▼
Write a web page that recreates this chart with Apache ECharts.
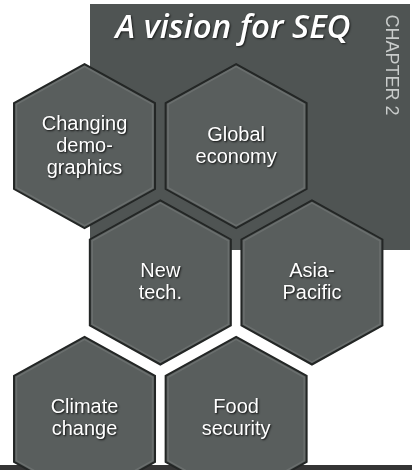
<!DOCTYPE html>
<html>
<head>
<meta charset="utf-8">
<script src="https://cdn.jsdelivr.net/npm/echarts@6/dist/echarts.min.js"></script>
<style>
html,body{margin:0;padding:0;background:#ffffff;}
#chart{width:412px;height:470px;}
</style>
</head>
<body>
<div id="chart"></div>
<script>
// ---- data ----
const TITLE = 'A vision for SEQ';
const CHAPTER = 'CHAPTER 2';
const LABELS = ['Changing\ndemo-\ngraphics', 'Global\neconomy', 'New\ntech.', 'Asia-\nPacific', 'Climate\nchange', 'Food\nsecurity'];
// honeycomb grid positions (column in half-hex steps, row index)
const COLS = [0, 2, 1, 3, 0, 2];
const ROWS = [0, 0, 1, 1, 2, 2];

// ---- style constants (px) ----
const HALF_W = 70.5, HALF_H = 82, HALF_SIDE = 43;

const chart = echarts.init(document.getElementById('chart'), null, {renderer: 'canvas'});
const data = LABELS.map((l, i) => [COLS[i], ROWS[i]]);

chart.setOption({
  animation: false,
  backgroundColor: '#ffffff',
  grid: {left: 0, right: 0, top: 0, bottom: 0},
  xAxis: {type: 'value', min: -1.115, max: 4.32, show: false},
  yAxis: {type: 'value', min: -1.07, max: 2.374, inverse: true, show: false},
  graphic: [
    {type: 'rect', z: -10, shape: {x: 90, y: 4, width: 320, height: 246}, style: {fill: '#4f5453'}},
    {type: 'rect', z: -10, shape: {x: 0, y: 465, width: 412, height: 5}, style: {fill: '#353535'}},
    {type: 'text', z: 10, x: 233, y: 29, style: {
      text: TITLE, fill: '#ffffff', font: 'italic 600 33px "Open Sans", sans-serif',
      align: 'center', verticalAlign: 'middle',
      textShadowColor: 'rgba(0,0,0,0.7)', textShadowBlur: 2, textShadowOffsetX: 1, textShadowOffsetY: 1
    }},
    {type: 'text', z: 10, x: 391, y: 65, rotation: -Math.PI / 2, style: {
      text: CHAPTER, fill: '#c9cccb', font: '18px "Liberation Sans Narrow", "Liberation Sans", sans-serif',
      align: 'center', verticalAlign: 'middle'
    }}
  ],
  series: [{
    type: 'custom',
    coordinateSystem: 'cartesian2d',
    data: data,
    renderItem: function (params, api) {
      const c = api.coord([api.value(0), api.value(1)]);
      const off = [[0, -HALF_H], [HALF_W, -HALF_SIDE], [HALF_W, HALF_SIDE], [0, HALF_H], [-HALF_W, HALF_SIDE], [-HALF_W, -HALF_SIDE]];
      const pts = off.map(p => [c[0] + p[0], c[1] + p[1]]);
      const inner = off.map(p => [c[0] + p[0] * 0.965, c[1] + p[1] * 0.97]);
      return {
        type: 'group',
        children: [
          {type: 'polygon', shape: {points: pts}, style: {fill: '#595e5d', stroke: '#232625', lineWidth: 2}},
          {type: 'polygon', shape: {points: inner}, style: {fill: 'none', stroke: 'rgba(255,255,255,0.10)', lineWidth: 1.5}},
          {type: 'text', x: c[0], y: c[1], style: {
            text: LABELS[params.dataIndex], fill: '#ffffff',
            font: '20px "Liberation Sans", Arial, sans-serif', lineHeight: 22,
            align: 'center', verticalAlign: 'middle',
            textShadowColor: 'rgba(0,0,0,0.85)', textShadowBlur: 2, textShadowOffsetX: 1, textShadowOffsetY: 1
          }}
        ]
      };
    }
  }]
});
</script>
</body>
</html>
▲
Give again, word for word, every line from the top of the data through the line with "const data = LABELS.map((l, i)", both ends included, and exclude the pictures.

- [Full response]
Write a web page that recreates this chart with Apache ECharts.
<!DOCTYPE html>
<html>
<head>
<meta charset="utf-8">
<script src="https://cdn.jsdelivr.net/npm/echarts@6/dist/echarts.min.js"></script>
<style>
html,body{margin:0;padding:0;background:#ffffff;}
#chart{width:412px;height:470px;}
</style>
</head>
<body>
<div id="chart"></div>
<script>
// ---- data ----
const TITLE = 'A vision for SEQ';
const CHAPTER = 'CHAPTER 2';
const LABELS = ['Changing\ndemo-\ngraphics', 'Global\neconomy', 'New\ntech.', 'Asia-\nPacific', 'Climate\nchange', 'Food\nsecurity'];
// honeycomb grid positions (column in half-hex steps, row index)
const COLS = [0, 2, 1, 3, 0, 2];
const ROWS = [0, 0, 1, 1, 2, 2];

// ---- style constants (px) ----
const HALF_W = 70.5, HALF_H = 82, HALF_SIDE = 43;

const chart = echarts.init(document.getElementById('chart'), null, {renderer: 'canvas'});
const data = LABELS.map((l, i) => [COLS[i], ROWS[i]]);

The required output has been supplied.